Nel suo studio di fondamenta Orseolo viene ritrovato con il cranio sfondato il cadavere del notaio Giangiacomo Ballarin. Il solo sospettato, seppur in contumacia, è Alvise Alberton, truffatore e falsario il quale, durante il periodo della passata Repubblica Sociale Italiana, frequentava i vertici dei ministeri presenti nella città lagunare. Le indagini non portano a nulla e, con la promulgazione dell’amnistia Togliatti, il caso viene definitivamente archiviato. A distanza di più di settant’anni, Mara Sartori, giornalista di cronaca nera, decide di far luce sulla morte del Ballarin il cui nome è legato alla Shoah veneziana e al presunto ruolo di procacciatore di documenti per gli ebrei in fuga. La ricerca della verità si trasforma presto per Mara in un susseguirsi di angosciose scoperte e di colpi di scena che la portano all’inaspettato incontro con il milanese Raoul Sforza. Sforza, una volta giunto a Venezia, si ritroverà ad aiutare la giovane giornalista e nello stesso tempo a ripercorrere un capitolo doloroso e mai svelato della storia della propria famiglia.

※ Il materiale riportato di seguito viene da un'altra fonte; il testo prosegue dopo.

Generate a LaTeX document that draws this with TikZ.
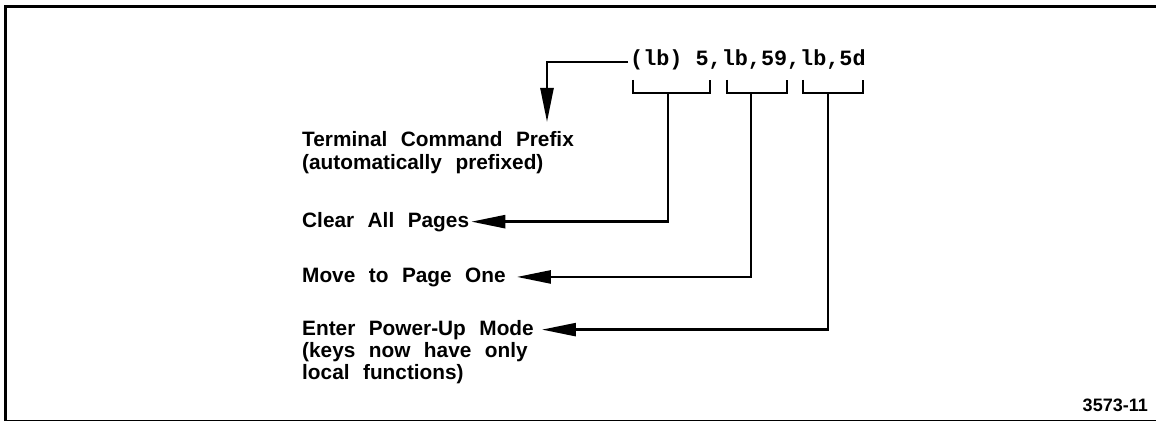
\documentclass[tikz,border=0pt]{standalone}
\usepackage{fontspec}
\setmainfont{Liberation Sans}
\newfontfamily\monofam{Liberation Mono}
\usetikzlibrary{arrows.meta}
\newcommand\lblfont{\fontsize{20.8}{22}\selectfont\bfseries\spaceskip 13.5pt\relax}
\begin{document}
\begin{tikzpicture}[x=1pt,y=-1pt,
  lbl/.style={anchor=base west, inner sep=0pt, font=\lblfont},
  arr/.style={line width=2.5pt, -{Triangle[length=34pt,width=13pt]}},
  brk/.style={line width=2.4pt},
  frame/.style={line width=3pt},
  ]
\useasboundingbox (0,0) rectangle (1156,422);
\draw[frame] (5.5,421) -- (5.5,6.5) -- (1160,6.5);
\draw[line width=1.5pt] (4,420.5) -- (1160,420.5);

\node[anchor=base west, inner sep=0pt, font=\monofam\bfseries\fontsize{21.8}{24}\selectfont] (cmd) at (630,66) {(lb) 5,lb,59,lb,5d};

\node[lbl] (term) at (302,147) {Terminal Command Prefix};
\node[lbl] (term2) at (302,170) {(automatically prefixed)};
\node[lbl] (clear) at (302,227) {Clear All Pages};
\node[lbl] (move) at (302,282) {Move to Page One};
\node[lbl] (enter) at (302,335) {Enter Power-Up Mode};
\node[lbl] (enter2) at (302,357) {(keys now have only};
\node[lbl] (enter3) at (302,379) {local functions)};
\node[anchor=base east, inner sep=0pt, font=\fontsize{18}{19}\selectfont\bfseries] (fig) at (1148,411) {3573-11};

\coordinate (cmdL) at (628,62);
\coordinate (ttip) at (547,122);
\draw[arr] (cmdL) -| (ttip);

\draw[brk] (633,80) -- (633,93) -- (710,93) -- (710,80);
\draw[brk] (727,80) -- (727,93) -- (787,93) -- (787,80);
\draw[brk] (803,80) -- (803,93) -- (863,93) -- (863,80);
\coordinate (b1) at (668,93);
\coordinate (b2) at (751,93);
\coordinate (b3) at (828,93);

\draw[arr] (b1) |- ([xshift=2pt]clear.east);
\draw[arr] (b2) |- ([xshift=11pt]move.east);
\draw[arr] (b3) |- ([xshift=8pt]enter.east);
\end{tikzpicture}
\end{document}
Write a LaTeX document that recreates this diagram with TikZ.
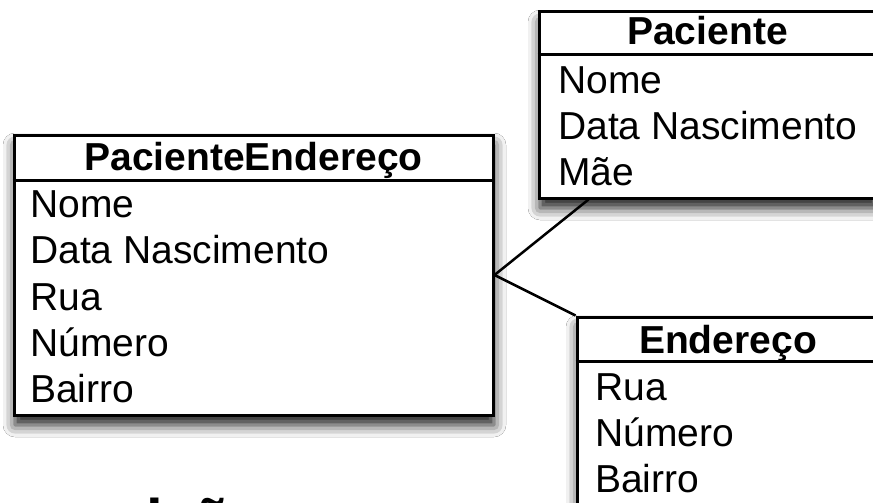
\documentclass[tikz,border=0pt]{standalone}
\usepackage{fontspec}
\setmainfont{Liberation Sans}
\usetikzlibrary{shadows.blur,calc}
\begin{document}
\begin{tikzpicture}[x=1pt,y=-1pt,
  tbox/.style={draw=black, line width=3pt, fill=white, inner sep=0pt,
    blur shadow={shadow xshift=1pt, shadow yshift=-10pt, shadow blur radius=12pt, shadow opacity=90}},
  attr/.style={anchor=base west, inner sep=0pt, font=\fontsize{39}{39}\selectfont},
  ttl/.style={anchor=base, inner sep=0pt, font=\fontsize{39}{39}\selectfont\bfseries},
  sepline/.style={line width=2.5pt},
  link/.style={line width=2.5pt}]
\useasboundingbox (0,0) rectangle (873,503);
\begin{scope}
\clip (0,0) rectangle (873,503);
\fill[white] (0,0) rectangle (873,503);

% PacienteEndereco
\node[tbox, minimum width=479pt, minimum height=280pt] (pe) at (253.5,275) {};
\draw[sepline] ($(pe.north west)+(0,47)$) -- ($(pe.north east)+(0,47)$);
\node[ttl] (pet) at (253.5,170) {PacienteEndereço};
\node[attr] (pe1) at (30,217) {Nome};
\node[attr] (pe2) at (30,263.5) {Data Nascimento};
\node[attr] (pe3) at (30,310) {Rua};
\node[attr] (pe4) at (30,356.5) {Número};
\node[attr] (pe5) at (30,402) {Bairro};

% Paciente
\node[tbox, minimum width=337pt, minimum height=186pt] (pac) at (707.5,105) {};
\draw[sepline] ($(pac.north west)+(0,44)$) -- ($(pac.north east)+(0,44)$);
\node[ttl] (pact) at (707.5,45) {Paciente};
\node[attr] (pa1) at (558,93) {Nome};
\node[attr] (pa2) at (558,139) {Data Nascimento};
\node[attr] (pa3) at (558,185) {Mãe};

% Endereco
\node[tbox, minimum width=302pt, minimum height=223pt] (end) at (728,428.5) {};
\draw[sepline] ($(end.north west)+(0,46)$) -- ($(end.north east)+(0,46)$);
\node[ttl] (endt) at (728,353) {Endereço};
\node[attr] (en1) at (595,400) {Rua};
\node[attr] (en2) at (595,446) {Número};
\node[attr] (en3) at (595,492) {Bairro};

% connectors
\coordinate (pj) at ($(pac.south west)+(51,0)$);
\draw[link] (pe.east) -- (pj);
\draw[link] (pe.east) -- (end.north west);

% cropped heading (only the tops of its tallest marks fall inside the frame)
\node[anchor=base west, inner sep=0pt, font=\fontsize{60}{60}\selectfont\bfseries] (dec) at (-160,541) {Decomposição};
\end{scope}
\end{tikzpicture}
\end{document}
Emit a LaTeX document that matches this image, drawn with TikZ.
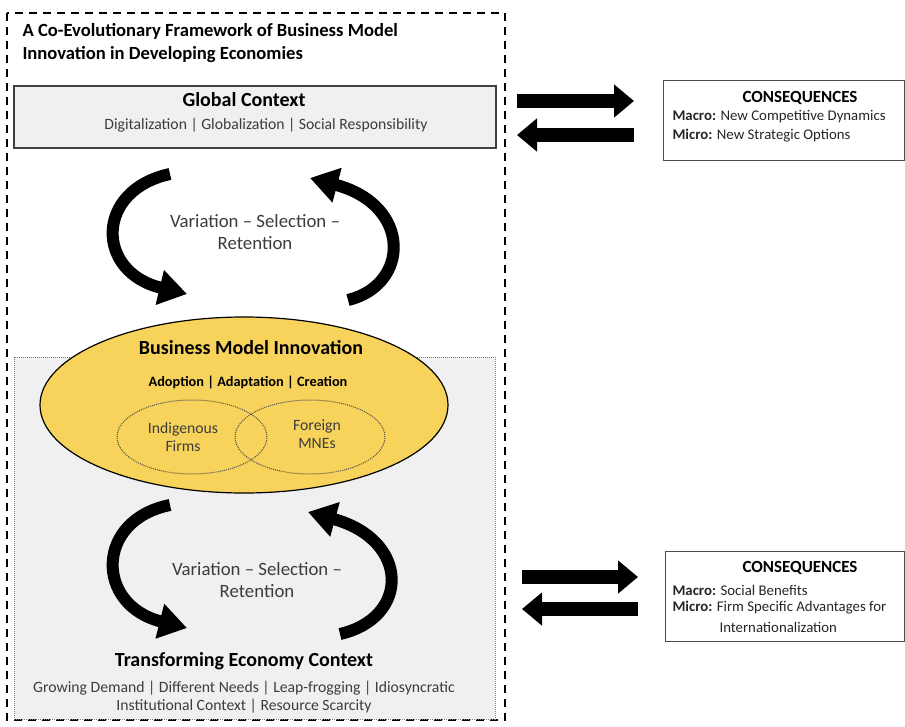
\documentclass[tikz,border=0pt]{standalone}
\usepackage{fontspec}
\setmainfont{Carlito}
\usetikzlibrary{arrows.meta,shapes.geometric}
\definecolor{bmigold}{RGB}{248,211,92}
\definecolor{panelgray}{RGB}{240,240,240}
\definecolor{txtgray}{RGB}{60,60,60}
\tikzset{
  fatarrow/.style={line width=14pt,-{Triangle[width=32pt,length=20pt]}},
  curvearrow/.style={line width=12pt,-{Triangle[width=34pt,length=28pt]}},
  body/.style={font=\fontsize{15.7}{18}\selectfont, text=txtgray},
  head/.style={font=\fontsize{20}{24}\selectfont\bfseries},
  consbox/.style={draw=black!70, line width=1pt, fill=white},
  conshead/.style={font=\fontsize{17}{20}\selectfont\bfseries},
  constext/.style={anchor=west, font=\fontsize{14.8}{18}\selectfont, text=black!85},
}
\begin{document}
\begin{tikzpicture}[x=1pt,y=-1pt]
\useasboundingbox (0,0) rectangle (905,726);
% outer dashed frame
\draw[line width=2.6pt, dash pattern=on 8pt off 6pt] (7,13) rectangle (505,720);
% title
\node[anchor=north west, align=left, font=\fontsize{18.6}{23}\selectfont\bfseries] (title) at (19,20)
  {A Co-Evolutionary Framework of Business Model\\Innovation in Developing Economies};
% lower panel
\draw[draw=gray, densely dotted, line width=1pt, fill=panelgray] (14,357) rectangle (495,719);
% global context
\draw[draw=black!75, line width=1.3pt, fill=panelgray] (14,86) rectangle (496,148);
\node[head] (gc) at (244,100) {Global Context};
\node[body] (gcsub) at (266,125) {Digitalization | Globalization | Social Responsibility};
% big ellipse
\node[ellipse, draw=black, line width=1.2pt, fill=bmigold, minimum width=408pt, minimum height=176pt, inner sep=0pt] (bmi) at (244,405) {};
\node[head] (bmititle) at (251,348) {Business Model Innovation};
\node[font=\fontsize{14.3}{17}\selectfont\bfseries] (modes) at (248,382) {Adoption | Adaptation | Creation};
\node[ellipse, draw=black!70, densely dotted, line width=1pt, minimum width=150pt, minimum height=74pt, inner sep=0pt] (indig) at (192,437) {};
\node[ellipse, draw=black!70, densely dotted, line width=1pt, minimum width=150pt, minimum height=74pt, inner sep=0pt] (mne) at (310,437) {};
\node[body, align=center, font=\fontsize{15.7}{18}\selectfont] (indigt) at (183,437) {Indigenous\\Firms};
\node[body, align=center, font=\fontsize{15.7}{18}\selectfont] (mnet) at (317,434) {Foreign\\MNEs};
% VSR texts
\node[align=center, text=txtgray, font=\fontsize{18.8}{22}\selectfont] (vsr1) at (255,232) {Variation -- Selection --\\Retention};
\node[align=center, text=txtgray, font=\fontsize{18.8}{22}\selectfont] (vsr2) at (257,580) {Variation -- Selection --\\Retention};
% curved arrows top
\coordinate (t1s) at (170,174);
\coordinate (t1e) at (187,294);
\coordinate (t2s) at (348,300);
\coordinate (t2e) at (310,178);
\draw[curvearrow] (t1s) .. controls (95,190) and (95,272) .. (t1e);
\draw[curvearrow] (t2s) .. controls (410,285) and (412,205) .. (t2e);
% curved arrows bottom
\coordinate (b1s) at (170,505);
\coordinate (b1e) at (187,628);
\coordinate (b2s) at (340,634);
\coordinate (b2e) at (308,512);
\draw[curvearrow] (b1s) .. controls (95,520) and (95,605) .. (b1e);
\draw[curvearrow] (b2s) .. controls (410,618) and (410,540) .. (b2e);
% transforming economy
\node[head] (tec) at (244,661) {Transforming Economy Context};
\node[body, align=center, font=\fontsize{15.7}{18}\selectfont] (tecsub) at (244,697) {Growing Demand | Different Needs | Leap-frogging | Idiosyncratic\\Institutional Context | Resource Scarcity};
% consequences top
\draw[consbox] (663,80) rectangle (904,160);
\node[conshead] (c1h) at (800,98) {CONSEQUENCES};
\node[constext] (c1a) at (669,117) {\textbf{Macro:} New Competitive Dynamics};
\node[constext] (c1b) at (669,136) {\textbf{Micro:} New Strategic Options};
\coordinate (a1s) at (517,101);
\coordinate (a1e) at (634,101);
\coordinate (a2s) at (634,135);
\coordinate (a2e) at (517,135);
\draw[fatarrow] (a1s) -- (a1e);
\draw[fatarrow] (a2s) -- (a2e);
% consequences bottom
\draw[consbox] (665,551) rectangle (904,641);
\node[conshead] (c2h) at (800,568) {CONSEQUENCES};
\node[constext] (c2a) at (669,590) {\textbf{Macro:} Social Benefits};
\node[constext] (c2b) at (669,608) {\textbf{Micro:} Firm Specific Advantages for};
\node[constext] (c2c) at (716,627) {Internationalization};
\coordinate (a3s) at (522,577);
\coordinate (a3e) at (638,577);
\coordinate (a4s) at (638,609);
\coordinate (a4e) at (522,609);
\draw[fatarrow] (a3s) -- (a3e);
\draw[fatarrow] (a4s) -- (a4e);
\end{tikzpicture}
\end{document}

Ippolito, per apprezzare il bene, bisogna aver conosciuto il male?
Sì, in un certo senso è vero.
Così come per giungere al lieto fine, nelle storie del banchiere, occorre passare per un bagno di sangue. Questa è la regola dalla quale non mi discosterò mai. Forse!
Domanda cattivella, “ogni scarrafone è bello a mamma soja”, dei tre libri (lasciamo fuori dai giochi I fantasmi del banchiere nero) quale metteresti al primo posto in una tua personale classifica?
I diavoli di Bargagli, il motivo è semplice.
È stato il primo libro che ho costruito più come un giallo che come un noir: il colpevole viene smascherato solo alla fine e credo con una certa sorpresa da parte del lettore, dopo aver seminato naturalmente vari indizi durante la storia.
Confermo!
Quanto c’è di Ippolito in Raoul e quanto di Raoul in Ippolito?
Domanda difficile alla quale possono rispondere solo pochi intimi, i miei amici, le persone che si contano sulle dita di una mano. Se il lettore nutre questa curiosità temo che dovrà conviverci…
Durante la lettura di tutti e tre i libri una play list mi accompagna. Quant’è importante la musica nella tua vita e perché questa tua passione l’hai trasferita a Sforza?
Desideravo creare un banchiere fuori dagli schemi e credo di esserci riuscito per vari aspetti.
La musica è uno di questi, passione che diventa quasi un’ossessione.
Raoul, come me, ama la musica in maniera viscerale e a tal punto che sente la necessità di ascoltarla anche nei momenti in apparenza meno opportuni, naturalmente non per lui. Le storie di Raoul sono come un film e nelle pellicole cinematografiche la colonna sonora è essenziale, elemento narrativo ed emozionale.
Oltre alla musica (per chi non conoscesse, ahimè, gli artisti che citi con le loro bellissime canzoni) cosa vorresti lasciare in noi lettori una volta riposto un tuo libro sullo scaffale della nostra libreria?
Quello che mi auguro è che le storie del banchiere lascino un segno nell’emotività del lettore. Anche sensazioni negative, ma un segno, nel bene e nel male. Questo mi basta in un momento in cui ci sono più scrittori che lettori.
Ultima domanda prima di salutarci.
Da dove nasce la tua passione per il fumetto… e potrebbe nascere un Raoul Sforza Story?
Uno dei primi fumetti lo acquistai proprio a Bonassola, da bambino, nell’edicola di Ugo del Torchio. Correvano i primi anni 80 e divoravo Martin Mystère. Raoul Sforza diventerà presto anche un fumetto. Occorre pazientare ancora qualche mese, ma ci siamo!